3. Общность всех людей в Адамовом грехе

We use cookies. Read the Privacy and Cookie Policy

3. Общность всех людей в Адамовом грехе

Между тем различение, сделанное в 42–й главе «Вопросоответов к Фалассию» содержится и в главе 62–й, выраженное таким образом, что грех произволения всего человека оказывается соединенным с Адамом и также разделяет его ответственность:

«Я несу на себе два проклятия: одно есть плод моего выбора, то есть грех, через который плодоносное семя добродетельной души падает в землю; другое — смерть естества, приговоренного со всем правосудием за сделанный мною выбор; здесь по необходимости толкающий природу без ее желания туда, где было посеяно устремление моего выбора, соответствующего направлению воли» [304].

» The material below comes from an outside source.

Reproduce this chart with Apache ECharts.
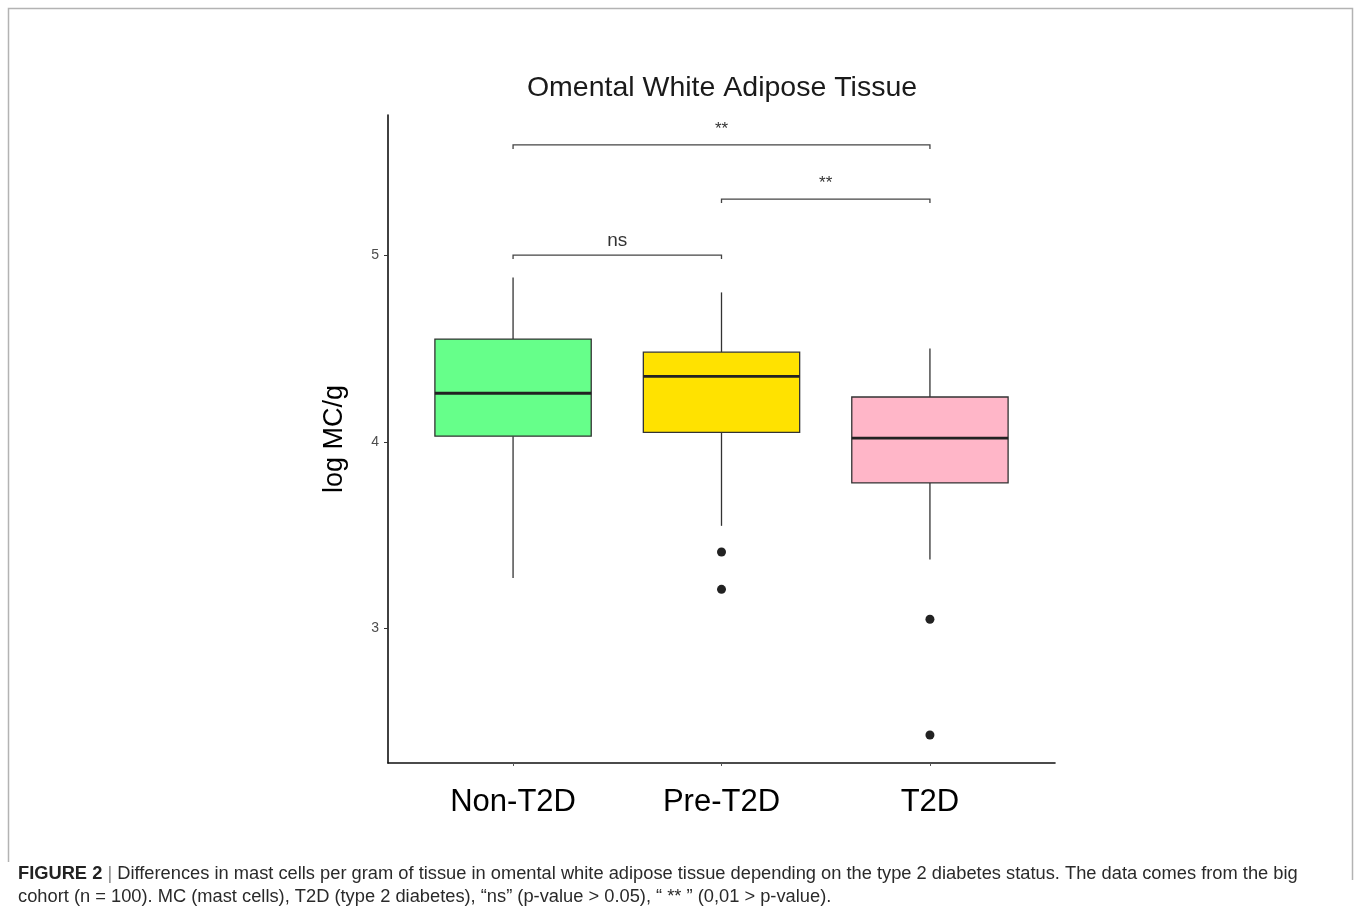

В главе 42–й «Вопросоответов к Фалассию», преподобный Максим выражает это тем же образом:

«Господь не ведал моего греха, то есть изменения моего произволения; Он не воспринял моего греха и не стал (им), но ради меня Он стал грехом, то есть стал тлением естества, (возникшим) через изменение моего произволения, взяв (его на Себя). Ради нас Он стал по природе страстным человеком, с помощью греха, (возникшего) через меня, уничтожая мой же грех» [305].

Схожая формулировка находится и немного дальше [306]. Также в 7–й главе «Амбигвы» преподобный Максим отмечает:

«Бог, по причине безрассудного движения нашего разума, определил соответствующую кару, наказывая смертью, по справедливости, как и за то, что мы растратили нашу способность любить, которой мы, соответственно разуму, были обязаны одному лишь Богу» [307].

Он пишет и в «Богословско–полемическом сочинении XV»:

«Если нарушение заповеди не происходит без участия воли, которую мы преступили, мы имеем нужду в исцелении самой этой воли» [308].

Тем не менее, это не означает, что преподобный Максим пытается здесь приобщить всех людей к преступлению Адама в том смысле, что он считает их всех ответственными и виновными в этом преступлении. Такой способ выражения можно отыскать у других греческих отцов, очень далеко отстоящих от концепции блаженного Августина о первородном грехе[309]. Можно увидеть здесь просто риторическую фигуру [310]. Но при более глубоком проникновении, можно признать, что преподобный Максим считает всех людей виновными в преступлении, подобном преступлению Адама, в том, что они повторяют его грех, в том, что они становятся в каком?то смысле его подражателями, делаясь лично ответственными за подобный грех и вследствие этого — ответственными за его действия. Так, в «Слове о подвижнической жизни» преподобный Максим отмечает, что после греха Адама человек из поколения в поколение «продолжал упорствовать, преуспевая в худшем»[311].

Хотя преподобный Максим выражается в терминах рода, а также в терминах природы, не создается впечатления, что он сталкивается с экспансией зла, вызванной развитием человеческого естества, но скорее с тем фактом, что люди, каждый по своему выбору и по своим собственным грехам, упорствуют на пути зла, открытом Адамом, и также с тем, что они через свои собственные грехи увеличивают, распространяют и разнообразят зло в самих себе и в мире. Если все люди испытывают в силу необходимости последствия греха Адама, они грешат сами (ив силу этого они виновны), не потому что они унаследовали в своей природе личный Адамов грех, а потому что они являются подражателями Адама. Это вытекает из отрывка из «Амбигвы к Иоанну»: «Если под влиянием греха древний Адам […] разрушил своим непослушанием первые духовные законы, он наполнил своими потомками по плоти мир низший, обреченный тлению, становясь зачинателем по образу своего преступления» [312]. Еще более определенно это выражено в отрывке из «Вопросоответов к Фалассию», где он отмечает, что «грех имеет в смерти для тех, кто его совершил, как Адам, оружие разрушения естества» [313]. В другом месте того же произведения он отмечает также, что люди «предались увлечению своими прихотями в горечи греха, так же как наш праотец Адам ниспал в этот мир» [314].

Следует также признать, что это толкование является куда менее ясным у преподобного Максима, чем у некоторых других греческих отцов, например, святителя Кирилла Александрийского [315], чьим внимательным читателем он являлся. Такая концепция должна быть выражена со множеством предосторожностей, поскольку идея, что грех не передается иначе, как через подражание, составляла один из первых и главных аргументов пелагиан, которые начинали распространяться в самом Карфагене и спровоцировали одно из первых выступлений блаженного Августина в его трактате «De peccatorum mentis et remissione» («О воздаянии и отпущении грехов»). Возможно, преподобный Максим имел это все в виду.